** Begin **

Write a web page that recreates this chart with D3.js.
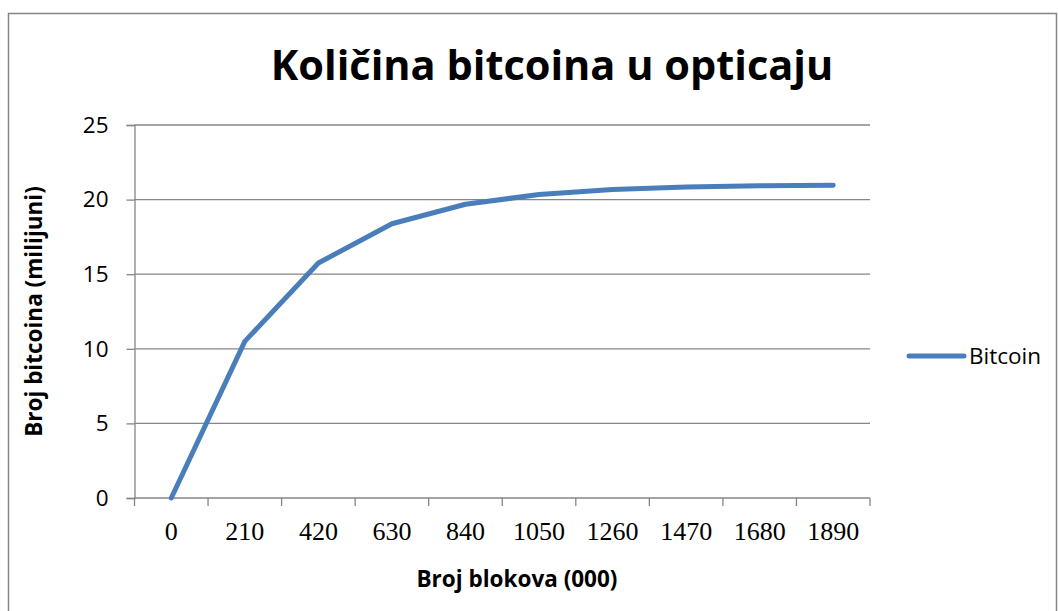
<!DOCTYPE html>
<html>
<head>
<meta charset="utf-8">
<script src="https://cdn.jsdelivr.net/npm/d3@7"></script>
<style>
  body { margin: 0; background: #fff; }
  svg { display: block; }
</style>
</head>
<body>
<div id="chart"></div>
<script>
// categories on the x axis (blocks, thousands)
var blocks = ["0", "210", "420", "630", "840", "1050", "1260", "1470", "1680", "1890"];
// bitcoins in circulation (millions)
var bitcoin = [0, 10.5, 15.75, 18.38, 19.69, 20.34, 20.67, 20.84, 20.92, 20.96];
var yTicks = [0, 5, 10, 15, 20, 25];

var W = 1058, H = 611;
var margin = {top: 125, right: 188, bottom: 113, left: 134.5},
    width = W - margin.left - margin.right,   // ~735.5
    height = H - margin.top - margin.bottom;  // 373

var svg = d3.select("#chart")
  .append("svg")
    .attr("width", W)
    .attr("height", H);

// outer chart border
svg.append("rect")
  .attr("x", 8.5).attr("y", 13.5)
  .attr("width", 1048).attr("height", 620)
  .attr("fill", "none")
  .attr("stroke", "#868686")
  .attr("stroke-width", 1.5);

var g = svg.append("g")
  .attr("transform", "translate(" + margin.left + "," + margin.top + ")");

var x = d3.scaleBand()
  .domain(blocks)
  .range([0, width]);

var y = d3.scaleLinear()
  .domain([0, 25])
  .range([height, 0]);

// horizontal grid lines
g.append("g")
  .selectAll("line")
  .data(yTicks.slice(1))
  .enter().append("line")
    .attr("x1", 0).attr("x2", width)
    .attr("y1", function(d) { return y(d); })
    .attr("y2", function(d) { return y(d); })
    .attr("stroke", "#868686")
    .attr("stroke-width", 1.3);

// y axis
var yAxis = g.append("g")
  .call(d3.axisLeft(y).tickValues(yTicks).tickSize(8).tickPadding(18));
yAxis.select(".domain").attr("stroke", "#868686").attr("stroke-width", 1.3);
yAxis.selectAll(".tick line").attr("stroke", "#868686").attr("stroke-width", 1.3);
yAxis.selectAll(".tick text")
  .attr("font-family", "'Open Sans', sans-serif")
  .attr("font-size", 22.5)
  .attr("fill", "#000");

// x axis: ticks sit on the category boundaries
var bounds = blocks.map(function(d) { return x(d); }).concat([width]);
var xAxis = g.append("g")
  .attr("transform", "translate(0," + height + ")");
xAxis.append("line")
  .attr("x1", 0).attr("x2", width)
  .attr("stroke", "#868686").attr("stroke-width", 1.3);
xAxis.selectAll(".tk")
  .data(bounds)
  .enter().append("line")
    .attr("class", "tk")
    .attr("x1", function(d) { return d; })
    .attr("x2", function(d) { return d; })
    .attr("y1", 0).attr("y2", 8)
    .attr("stroke", "#868686").attr("stroke-width", 1.3);
xAxis.selectAll(".lbl")
  .data(blocks)
  .enter().append("text")
    .attr("class", "lbl")
    .attr("x", function(d) { return x(d) + x.bandwidth() / 2; })
    .attr("y", 42)
    .attr("text-anchor", "middle")
    .attr("font-family", "'Liberation Serif', 'Times New Roman', serif")
    .attr("font-size", 26)
    .attr("fill", "#000")
    .text(function(d) { return d; });

// the line
var line = d3.line()
  .x(function(d, i) { return x(blocks[i]) + x.bandwidth() / 2; })
  .y(function(d) { return y(d); });

g.append("path")
  .datum(bitcoin)
  .attr("d", line)
  .attr("fill", "none")
  .attr("stroke", "#4a7ebb")
  .attr("stroke-width", 5)
  .attr("stroke-linecap", "round")
  .attr("stroke-linejoin", "round");

// title
svg.append("text")
  .attr("x", 552).attr("y", 80)
  .attr("text-anchor", "middle")
  .attr("font-family", "'Open Sans', sans-serif")
  .attr("font-weight", "bold")
  .attr("font-size", 41.5)
  .attr("fill", "#000")
  .text("Količina bitcoina u opticaju");

// axis titles
svg.append("text")
  .attr("x", 517).attr("y", 587)
  .attr("text-anchor", "middle")
  .attr("font-family", "'Open Sans', sans-serif")
  .attr("font-weight", "bold")
  .attr("font-size", 22.5)
  .attr("fill", "#000")
  .text("Broj blokova (000)");

svg.append("text")
  .attr("transform", "translate(42," + (margin.top + height / 2) + ") rotate(-90)")
  .attr("text-anchor", "middle")
  .attr("font-family", "'Open Sans', sans-serif")
  .attr("font-weight", "bold")
  .attr("font-size", 22.5)
  .attr("fill", "#000")
  .text("Broj bitcoina (milijuni)");

// legend
var legend = svg.append("g").attr("transform", "translate(909,356)");
legend.append("line")
  .attr("x1", 0).attr("x2", 55)
  .attr("stroke", "#4a7ebb")
  .attr("stroke-width", 5)
  .attr("stroke-linecap", "round");
legend.append("text")
  .attr("x", 60).attr("y", 8)
  .attr("font-family", "'Open Sans', sans-serif")
  .attr("font-size", 22.5)
  .attr("fill", "#000")
  .text("Bitcoin");
</script>
</body>
</html>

** End **

What this task involves – Restate the whole listing above exactly, please, omitting every image.

The output –
Write a web page that recreates this chart with D3.js.
<!DOCTYPE html>
<html>
<head>
<meta charset="utf-8">
<script src="https://cdn.jsdelivr.net/npm/d3@7"></script>
<style>
  body { margin: 0; background: #fff; }
  svg { display: block; }
</style>
</head>
<body>
<div id="chart"></div>
<script>
// categories on the x axis (blocks, thousands)
var blocks = ["0", "210", "420", "630", "840", "1050", "1260", "1470", "1680", "1890"];
// bitcoins in circulation (millions)
var bitcoin = [0, 10.5, 15.75, 18.38, 19.69, 20.34, 20.67, 20.84, 20.92, 20.96];
var yTicks = [0, 5, 10, 15, 20, 25];

var W = 1058, H = 611;
var margin = {top: 125, right: 188, bottom: 113, left: 134.5},
    width = W - margin.left - margin.right,   // ~735.5
    height = H - margin.top - margin.bottom;  // 373

var svg = d3.select("#chart")
  .append("svg")
    .attr("width", W)
    .attr("height", H);

// outer chart border
svg.append("rect")
  .attr("x", 8.5).attr("y", 13.5)
  .attr("width", 1048).attr("height", 620)
  .attr("fill", "none")
  .attr("stroke", "#868686")
  .attr("stroke-width", 1.5);

var g = svg.append("g")
  .attr("transform", "translate(" + margin.left + "," + margin.top + ")");

var x = d3.scaleBand()
  .domain(blocks)
  .range([0, width]);

var y = d3.scaleLinear()
  .domain([0, 25])
  .range([height, 0]);

// horizontal grid lines
g.append("g")
  .selectAll("line")
  .data(yTicks.slice(1))
  .enter().append("line")
    .attr("x1", 0).attr("x2", width)
    .attr("y1", function(d) { return y(d); })
    .attr("y2", function(d) { return y(d); })
    .attr("stroke", "#868686")
    .attr("stroke-width", 1.3);

// y axis
var yAxis = g.append("g")
  .call(d3.axisLeft(y).tickValues(yTicks).tickSize(8).tickPadding(18));
yAxis.select(".domain").attr("stroke", "#868686").attr("stroke-width", 1.3);
yAxis.selectAll(".tick line").attr("stroke", "#868686").attr("stroke-width", 1.3);
yAxis.selectAll(".tick text")
  .attr("font-family", "'Open Sans', sans-serif")
  .attr("font-size", 22.5)
  .attr("fill", "#000");

// x axis: ticks sit on the category boundaries
var bounds = blocks.map(function(d) { return x(d); }).concat([width]);
var xAxis = g.append("g")
  .attr("transform", "translate(0," + height + ")");
xAxis.append("line")
  .attr("x1", 0).attr("x2", width)
  .attr("stroke", "#868686").attr("stroke-width", 1.3);
xAxis.selectAll(".tk")
  .data(bounds)
  .enter().append("line")
    .attr("class", "tk")
    .attr("x1", function(d) { return d; })
    .attr("x2", function(d) { return d; })
    .attr("y1", 0).attr("y2", 8)
    .attr("stroke", "#868686").attr("stroke-width", 1.3);
xAxis.selectAll(".lbl")
  .data(blocks)
  .enter().append("text")
    .attr("class", "lbl")
    .attr("x", function(d) { return x(d) + x.bandwidth() / 2; })
    .attr("y", 42)
    .attr("text-anchor", "middle")
    .attr("font-family", "'Liberation Serif', 'Times New Roman', serif")
    .attr("font-size", 26)
    .attr("fill", "#000")
    .text(function(d) { return d; });

// the line
var line = d3.line()
  .x(function(d, i) { return x(blocks[i]) + x.bandwidth() / 2; })
  .y(function(d) { return y(d); });

g.append("path")
  .datum(bitcoin)
  .attr("d", line)
  .attr("fill", "none")
  .attr("stroke", "#4a7ebb")
  .attr("stroke-width", 5)
  .attr("stroke-linecap", "round")
  .attr("stroke-linejoin", "round");

// title
svg.append("text")
  .attr("x", 552).attr("y", 80)
  .attr("text-anchor", "middle")
  .attr("font-family", "'Open Sans', sans-serif")
  .attr("font-weight", "bold")
  .attr("font-size", 41.5)
  .attr("fill", "#000")
  .text("Količina bitcoina u opticaju");

// axis titles
svg.append("text")
  .attr("x", 517).attr("y", 587)
  .attr("text-anchor", "middle")
  .attr("font-family", "'Open Sans', sans-serif")
  .attr("font-weight", "bold")
  .attr("font-size", 22.5)
  .attr("fill", "#000")
  .text("Broj blokova (000)");

svg.append("text")
  .attr("transform", "translate(42," + (margin.top + height / 2) + ") rotate(-90)")
  .attr("text-anchor", "middle")
  .attr("font-family", "'Open Sans', sans-serif")
  .attr("font-weight", "bold")
  .attr("font-size", 22.5)
  .attr("fill", "#000")
  .text("Broj bitcoina (milijuni)");

// legend
var legend = svg.append("g").attr("transform", "translate(909,356)");
legend.append("line")
  .attr("x1", 0).attr("x2", 55)
  .attr("stroke", "#4a7ebb")
  .attr("stroke-width", 5)
  .attr("stroke-linecap", "round");
legend.append("text")
  .attr("x", 60).attr("y", 8)
  .attr("font-family", "'Open Sans', sans-serif")
  .attr("font-size", 22.5)
  .attr("fill", "#000")
  .text("Bitcoin");
</script>
</body>
</html>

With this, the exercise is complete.